После неудач начального периода генералы Севера, не сумевшие преодолеть преимущество, которым нарезное оружие наделяло обороняющуюся сторону, перешли к войне на изнурение. Решающий успех на поле боя стал зависеть от способности нарушить поток снабжения войск противника. Окончательная победа требовала нарушения транспортной и управленческой систем, благодаря которым Конфедерация сумела организовать снабжение из отдаленных тыловых районов.
При осаде Севастополя менее чем десятью годами ранее, крестьянские телеги тщетно пытались хоть ненамного приблизиться к уровню снабжения по морю. Однако и Север, и Юг обладали железными дорогами, и неудивительно, что война, в отличие от Крымской, пошла более или менее на равных. Фактором, в решающей степени склонившим часу весов на сторону северян, была слабость южан на море и внутренних водных путях. Блокировав Конфедерацию, флот Соединенных Штатов лишил ее возможности восполнить недостающее вооружение и снаряжение путем закупок в Европе. Вдобавок, стратегическая мобильность на океанском побережье и судоходных реках была ключевой для многих наступательных кампаний северян. В критической значимости водного транспорта на войне не было ничего нового. Тот факт, что некоторые корабли уже были паровыми и даже броненосными (как, например сошедшиеся в знаменитом бою 1862 г. «Монитор» и «Мерримак»), придал характеру действий противоборствующих сторон новизну и подчеркнул значимость новоявленных производственных мощностей, которые одни и могли изготавливать столь сложные инструменты войны.

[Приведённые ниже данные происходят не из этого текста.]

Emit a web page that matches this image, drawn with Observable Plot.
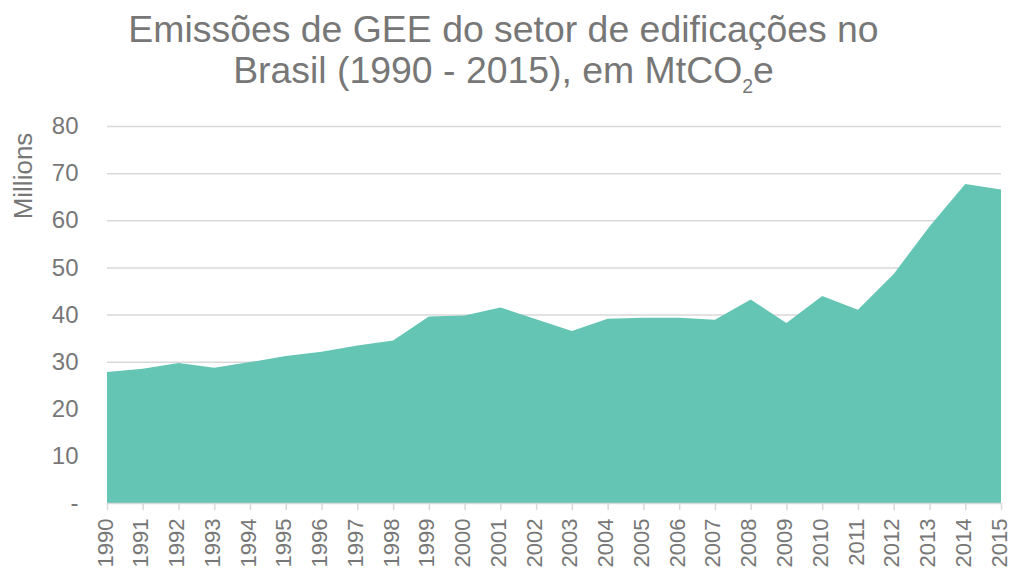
<!DOCTYPE html>
<html>
<head>
<meta charset="utf-8">
<script src="https://cdn.jsdelivr.net/npm/d3@7"></script>
<script src="https://cdn.jsdelivr.net/npm/@observablehq/plot@0.6"></script>
<style>
  html, body { margin: 0; padding: 0; background: #fff; }
  body { width: 1011px; height: 572px; overflow: hidden; font-family: "Liberation Sans", Arial, sans-serif; }
  #title { height: 100px; box-sizing: border-box; padding-top: 8.5px; text-align: center; color: #777777; font-size: 37.4px; line-height: 41px; width: 1007px; white-space: nowrap; }
  #title sub { font-size: 0.52em; vertical-align: -10px; line-height: 0; }
  #chart svg { display: block; }
</style>
</head>
<body>
<div id="title">Emissões de GEE do setor de edificações no<br>Brasil (1990 - 2015), em MtCO<sub>2</sub>e</div>
<div id="chart"></div>
<script>
const years = [1990,1991,1992,1993,1994,1995,1996,1997,1998,1999,2000,2001,2002,2003,2004,2005,2006,2007,2008,2009,2010,2011,2012,2013,2014,2015];
const emissions = [27.8,28.5,29.7,28.7,29.9,31.2,32.1,33.4,34.5,39.6,39.8,41.5,39.0,36.5,39.1,39.3,39.3,38.9,43.2,38.2,43.9,41.0,48.6,58.7,67.7,66.5];
const yTicks = [0,10,20,30,40,50,60,70,80];
const yLabel = "Millions";

const data = years.map((y, i) => ({year: y, value: emissions[i]}));
const gray = "#777777";

const chart = Plot.plot({
  width: 1011,
  height: 472,
  marginTop: 26,
  marginBottom: 69,
  marginLeft: 107,
  marginRight: 10,
  style: {fontFamily: "'Liberation Sans', Arial, sans-serif", color: gray, background: "#fff"},
  x: {domain: [1990, 2015]},
  y: {domain: [0, 80]},
  marks: [
    Plot.ruleY(yTicks.filter(d => d > 0), {stroke: "#d9d9d9", strokeWidth: 1.5}),
    Plot.areaY(data, {x: "year", y: "value", fill: "#65c5b4"}),
    Plot.ruleY([0], {stroke: "#d9d9d9", strokeWidth: 1.5}),
    Plot.axisY({ticks: yTicks, tickSize: 0, tickPadding: 29, tickFormat: d => d === 0 ? "-" : String(d), fontSize: 24, fill: gray, label: null}),
    Plot.axisX({ticks: years, tickSize: 7, stroke: "#d9d9d9", strokeWidth: 1.5, tickFormat: () => "", label: null}),
    Plot.axisX({ticks: years, tickFormat: d => String(d), tickRotate: -90, tickSize: 7, tickPadding: 8, dx: -2, stroke: "none", fontSize: 22, fill: gray, label: null}),
    Plot.text([yLabel], {frameAnchor: "top-left", rotate: -90, dx: -84, dy: 49.5, fontSize: 26, fill: gray, textAnchor: "middle", lineAnchor: "middle"})
  ]
});
document.getElementById("chart").appendChild(chart);
</script>
</body>
</html>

Железные дороги были еще более значимым новшеством. Механическая мощность локомотивов вышла далеко за рамки ограничений дотоле существовавших наземных транспортных средств. Стало легче преодолеть сто миль на поезде, нежели десять-на телеге; в то же время один состав мог перевезти груз тысяч фургонов, влекомых лошадиной упряжкой. В действительности, железные дороги позволили стотысячным (и даже более многочисленным) армиям воевать годами, получая все необходимое за сотни миль. Недостижимые в прежние времена, подобные достижения вновь высветили необходимость промышленных мощностей для ведения нового вида войны.